---------- Information provided ----------
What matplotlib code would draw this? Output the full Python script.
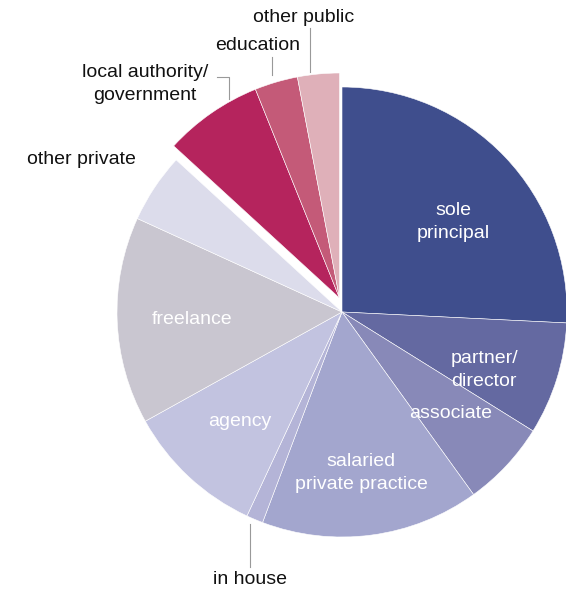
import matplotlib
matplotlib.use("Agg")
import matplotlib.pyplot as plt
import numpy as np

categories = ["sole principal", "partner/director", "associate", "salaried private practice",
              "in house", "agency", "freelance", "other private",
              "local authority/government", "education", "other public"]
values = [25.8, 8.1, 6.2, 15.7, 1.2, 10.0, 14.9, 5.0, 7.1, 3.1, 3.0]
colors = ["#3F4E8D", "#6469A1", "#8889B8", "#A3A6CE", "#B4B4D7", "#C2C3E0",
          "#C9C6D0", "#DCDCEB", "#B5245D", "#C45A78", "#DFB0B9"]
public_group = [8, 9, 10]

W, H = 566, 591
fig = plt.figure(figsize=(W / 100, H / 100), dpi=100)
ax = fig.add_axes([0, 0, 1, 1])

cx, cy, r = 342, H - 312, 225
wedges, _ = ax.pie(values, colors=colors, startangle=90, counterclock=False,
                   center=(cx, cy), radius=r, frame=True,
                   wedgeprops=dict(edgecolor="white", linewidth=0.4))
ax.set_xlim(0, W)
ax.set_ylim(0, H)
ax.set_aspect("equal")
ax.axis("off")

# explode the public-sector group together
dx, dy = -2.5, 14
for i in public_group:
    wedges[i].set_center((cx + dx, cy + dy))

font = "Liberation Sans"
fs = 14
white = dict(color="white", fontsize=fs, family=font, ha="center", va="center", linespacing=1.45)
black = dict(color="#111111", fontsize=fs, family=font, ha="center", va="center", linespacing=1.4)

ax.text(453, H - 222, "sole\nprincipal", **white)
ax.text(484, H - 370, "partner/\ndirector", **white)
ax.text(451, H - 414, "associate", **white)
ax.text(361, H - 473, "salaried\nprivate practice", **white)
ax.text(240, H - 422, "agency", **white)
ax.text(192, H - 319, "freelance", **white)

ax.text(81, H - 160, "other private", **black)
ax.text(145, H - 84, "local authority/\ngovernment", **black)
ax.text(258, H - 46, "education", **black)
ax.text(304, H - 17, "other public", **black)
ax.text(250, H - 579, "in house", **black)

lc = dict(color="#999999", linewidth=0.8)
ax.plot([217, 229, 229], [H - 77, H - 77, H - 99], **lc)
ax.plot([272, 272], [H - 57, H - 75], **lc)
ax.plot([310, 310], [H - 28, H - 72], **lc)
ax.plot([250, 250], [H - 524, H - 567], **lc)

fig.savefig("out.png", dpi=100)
----------
Copy out the lines in which the string "matplotlib" appears.

What matplotlib code would draw this? Output the full Python script.
import matplotlib
matplotlib.use("Agg")
import matplotlib.pyplot as plt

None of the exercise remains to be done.